La cinematografia giapponese è di sicuro quella che ha saputo imporsi meglio nell’ambito della storia del cinema. Fin dagli anni 60 si è retta su un sistema articolato il cui modello era quello hollywoodiano, facendo del cinema una vera e propria industria e controllando abilmente il mercato. La produzione nipponica veniva suddivisa in generi ed i principali erano due: i jidaigeki e i gendaigeki. I primi erano film ambientati nel passato, mentre i secondi erano film di ambiente contemporaneo. Proprio grazie a queste premesse il cinema giapponese riesce a crescere e a svilupparsi. Uno dei registi che ha contribuito affinché ciò fosse possibile è senza dubbio Akira Kurosawa.
Regista, sceneggiatore, produttore e scrittore, Kurosawa realizza i suoi primi film negli anni della seconda guerra mondiale, un insieme di opere appartenenti a quella politica nazionale che imponeva l’esaltazione dello spirito di sacrificio di un singolo per il bene collettivo. Dopo la guerra riesce ad esprimersi con più libertà e, spaziando tra jidaigeki e gendaigeki, realizza alcune delle sue opere più importanti. Pur essendo stato fortemente influenzato dal cinema americano, Kurosawa riesce a piegare queste influenze alle proprie esigenze espressive e alle forme della tradizione estetica giapponese.
Nel 1951 al Festival di Venezia questo regista fino ad allora sconosciuto vince il Leone d’oro un film giapponese di un regista fino ad allora sconosciuto, Rashōmon. L’anno dopo il film si aggiudica anche il premio Oscar : è l’ inizio della scoperta da parte del pubblico occidentale del cinema giapponese.
Tratto da due racconti di Akutagawa, Rashōmon racconta la storia della violenza inflitta da un bandito a una donna in viaggio con il suo uomo, un nobile samurai. Il film ha una particolarità molto importante, tutti gli eventi chiave della narrazione quali lo stupro e la morte del samurai, vengono rappresentati più volte attraverso i racconti che ne fanno i personaggi che vi hanno preso parte e un boscaiolo che ha, invece, assistito.
Una delle caratteristiche più significative del film è l’uso congiunto di montaggio e profondità di campo: Kurosawa in quasi tutti i momenti più drammatici tende a disporre i personaggi in piani a due o tre figure costruiti su effetti di profondità. Sono inquadrature piene di tensione che tengono gli spettatori col fiato sospeso nell’incertezza per ciò che potrebbe accadere o nell’attesa che qualcuno agisca.
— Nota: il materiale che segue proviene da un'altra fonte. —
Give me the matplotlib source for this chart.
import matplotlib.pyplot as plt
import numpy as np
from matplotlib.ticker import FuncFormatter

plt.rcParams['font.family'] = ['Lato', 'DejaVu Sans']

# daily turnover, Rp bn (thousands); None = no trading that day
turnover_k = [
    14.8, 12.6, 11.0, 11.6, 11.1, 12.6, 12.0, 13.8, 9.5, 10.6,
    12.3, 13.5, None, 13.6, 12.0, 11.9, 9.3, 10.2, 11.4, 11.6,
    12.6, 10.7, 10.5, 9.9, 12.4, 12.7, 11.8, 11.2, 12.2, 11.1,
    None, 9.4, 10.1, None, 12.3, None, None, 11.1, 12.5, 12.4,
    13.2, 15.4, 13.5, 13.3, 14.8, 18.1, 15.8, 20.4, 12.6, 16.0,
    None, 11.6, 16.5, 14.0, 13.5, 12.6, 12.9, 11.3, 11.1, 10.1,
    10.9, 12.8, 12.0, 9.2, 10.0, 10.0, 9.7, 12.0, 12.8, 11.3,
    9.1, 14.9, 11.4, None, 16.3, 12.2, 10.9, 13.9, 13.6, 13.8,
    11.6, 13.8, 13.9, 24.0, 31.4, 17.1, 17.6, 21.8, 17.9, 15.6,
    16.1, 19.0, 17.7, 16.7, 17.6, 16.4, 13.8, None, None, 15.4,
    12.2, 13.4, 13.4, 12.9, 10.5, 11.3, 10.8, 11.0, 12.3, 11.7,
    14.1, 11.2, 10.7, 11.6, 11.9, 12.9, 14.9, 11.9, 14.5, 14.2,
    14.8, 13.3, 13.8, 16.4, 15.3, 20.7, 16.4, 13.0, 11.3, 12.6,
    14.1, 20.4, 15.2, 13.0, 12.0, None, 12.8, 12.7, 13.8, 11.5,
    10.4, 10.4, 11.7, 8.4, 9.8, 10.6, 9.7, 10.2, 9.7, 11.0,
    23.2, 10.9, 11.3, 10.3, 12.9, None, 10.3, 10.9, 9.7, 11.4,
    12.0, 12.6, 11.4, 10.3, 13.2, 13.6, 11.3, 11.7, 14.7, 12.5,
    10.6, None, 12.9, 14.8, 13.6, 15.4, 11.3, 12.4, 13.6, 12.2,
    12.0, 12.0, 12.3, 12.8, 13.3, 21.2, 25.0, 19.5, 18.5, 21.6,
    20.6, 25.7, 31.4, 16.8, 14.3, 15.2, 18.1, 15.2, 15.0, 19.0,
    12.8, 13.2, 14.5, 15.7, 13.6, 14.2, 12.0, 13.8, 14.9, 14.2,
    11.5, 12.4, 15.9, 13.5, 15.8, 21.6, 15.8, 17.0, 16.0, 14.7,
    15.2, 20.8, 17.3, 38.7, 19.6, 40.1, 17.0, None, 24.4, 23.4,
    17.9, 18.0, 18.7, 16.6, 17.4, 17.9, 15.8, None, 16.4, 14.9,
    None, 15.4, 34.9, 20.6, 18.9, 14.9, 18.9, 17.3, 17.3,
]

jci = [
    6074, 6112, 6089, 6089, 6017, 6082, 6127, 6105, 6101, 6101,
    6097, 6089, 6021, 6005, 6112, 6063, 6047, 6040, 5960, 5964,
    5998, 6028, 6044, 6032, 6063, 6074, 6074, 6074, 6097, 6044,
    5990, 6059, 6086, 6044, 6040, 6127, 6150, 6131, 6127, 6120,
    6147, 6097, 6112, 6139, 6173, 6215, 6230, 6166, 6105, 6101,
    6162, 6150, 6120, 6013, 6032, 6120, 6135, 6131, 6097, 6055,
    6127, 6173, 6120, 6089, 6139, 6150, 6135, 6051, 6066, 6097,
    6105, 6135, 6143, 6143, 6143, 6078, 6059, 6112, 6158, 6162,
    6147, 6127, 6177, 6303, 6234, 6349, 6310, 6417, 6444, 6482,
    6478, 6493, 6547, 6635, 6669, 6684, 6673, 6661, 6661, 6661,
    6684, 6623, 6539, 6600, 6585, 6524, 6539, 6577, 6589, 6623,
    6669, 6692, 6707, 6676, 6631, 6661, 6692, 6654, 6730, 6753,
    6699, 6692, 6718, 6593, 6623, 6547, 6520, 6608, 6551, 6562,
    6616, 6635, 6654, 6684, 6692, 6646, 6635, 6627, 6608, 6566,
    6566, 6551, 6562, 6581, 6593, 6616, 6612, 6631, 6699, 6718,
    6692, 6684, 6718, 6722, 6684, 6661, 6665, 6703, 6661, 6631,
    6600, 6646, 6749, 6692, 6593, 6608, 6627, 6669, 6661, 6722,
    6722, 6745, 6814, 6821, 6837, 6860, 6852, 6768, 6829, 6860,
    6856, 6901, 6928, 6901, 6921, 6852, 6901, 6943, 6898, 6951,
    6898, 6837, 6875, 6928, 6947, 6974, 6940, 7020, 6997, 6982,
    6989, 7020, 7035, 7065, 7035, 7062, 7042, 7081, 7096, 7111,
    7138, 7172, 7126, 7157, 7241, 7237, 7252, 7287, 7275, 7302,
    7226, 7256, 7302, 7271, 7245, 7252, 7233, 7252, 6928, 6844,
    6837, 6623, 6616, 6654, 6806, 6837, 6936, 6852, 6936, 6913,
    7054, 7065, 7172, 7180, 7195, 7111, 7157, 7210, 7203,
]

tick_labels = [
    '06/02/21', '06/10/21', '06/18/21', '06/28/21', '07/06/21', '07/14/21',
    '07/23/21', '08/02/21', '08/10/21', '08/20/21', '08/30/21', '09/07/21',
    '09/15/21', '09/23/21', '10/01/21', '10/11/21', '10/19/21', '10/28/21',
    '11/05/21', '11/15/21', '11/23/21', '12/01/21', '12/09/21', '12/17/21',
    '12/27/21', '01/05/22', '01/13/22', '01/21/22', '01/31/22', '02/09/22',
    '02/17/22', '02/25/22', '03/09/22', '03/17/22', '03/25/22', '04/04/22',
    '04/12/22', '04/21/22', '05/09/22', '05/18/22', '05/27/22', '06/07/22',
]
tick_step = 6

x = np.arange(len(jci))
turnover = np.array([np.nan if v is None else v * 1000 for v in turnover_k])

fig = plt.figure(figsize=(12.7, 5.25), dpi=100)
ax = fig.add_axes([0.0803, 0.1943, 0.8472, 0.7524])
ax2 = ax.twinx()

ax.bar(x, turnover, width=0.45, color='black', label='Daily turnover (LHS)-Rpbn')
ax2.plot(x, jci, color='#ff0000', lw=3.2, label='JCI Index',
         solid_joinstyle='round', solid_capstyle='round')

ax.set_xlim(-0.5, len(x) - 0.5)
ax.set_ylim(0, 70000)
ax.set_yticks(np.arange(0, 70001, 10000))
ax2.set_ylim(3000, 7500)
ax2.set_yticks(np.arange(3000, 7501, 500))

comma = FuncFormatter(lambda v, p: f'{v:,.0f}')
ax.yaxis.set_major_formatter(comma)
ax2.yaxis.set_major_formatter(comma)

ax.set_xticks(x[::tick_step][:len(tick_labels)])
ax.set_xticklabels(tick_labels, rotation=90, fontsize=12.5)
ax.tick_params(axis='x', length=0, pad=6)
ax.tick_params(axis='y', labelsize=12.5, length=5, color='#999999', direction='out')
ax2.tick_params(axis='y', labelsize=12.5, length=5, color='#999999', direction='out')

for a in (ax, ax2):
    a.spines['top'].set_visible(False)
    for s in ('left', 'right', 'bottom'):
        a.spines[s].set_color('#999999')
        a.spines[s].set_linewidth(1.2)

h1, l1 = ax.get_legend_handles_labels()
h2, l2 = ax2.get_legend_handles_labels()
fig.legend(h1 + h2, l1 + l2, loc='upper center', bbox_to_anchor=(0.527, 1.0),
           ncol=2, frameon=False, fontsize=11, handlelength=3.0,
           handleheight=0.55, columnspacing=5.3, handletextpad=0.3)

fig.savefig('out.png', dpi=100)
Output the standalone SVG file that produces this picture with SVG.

Il regista accentua ulteriormente la tensione di queste immagini attraverso effetti di montaggio giocati sul principio del conflitto grafico, creando così inquadrature stilizzate in cui dominano linee diagonali che cambiano direzione all’ improvviso nel passaggio tra diversi piani. Molto importante è anche l’uso che il regista fa della macchina da presa utilizzando movimenti circolari che si configurano come un modello visivo che ci riporta alla circolarità della narrazione e al suo ritornare sugli stessi eventi.
Il suo stile cinematografico semplice ma spettacolare ha reso Kurosawa uno dei registi giapponesi più importanti a livello internazionale.
“Il cinema racchiude in sé molte altre arti; così come ha caratteristiche proprie della letteratura, ugualmente ha connotati propri del teatro, un aspetto filosofico e attributi improntati alla pittura, alla scultura, alla musica.”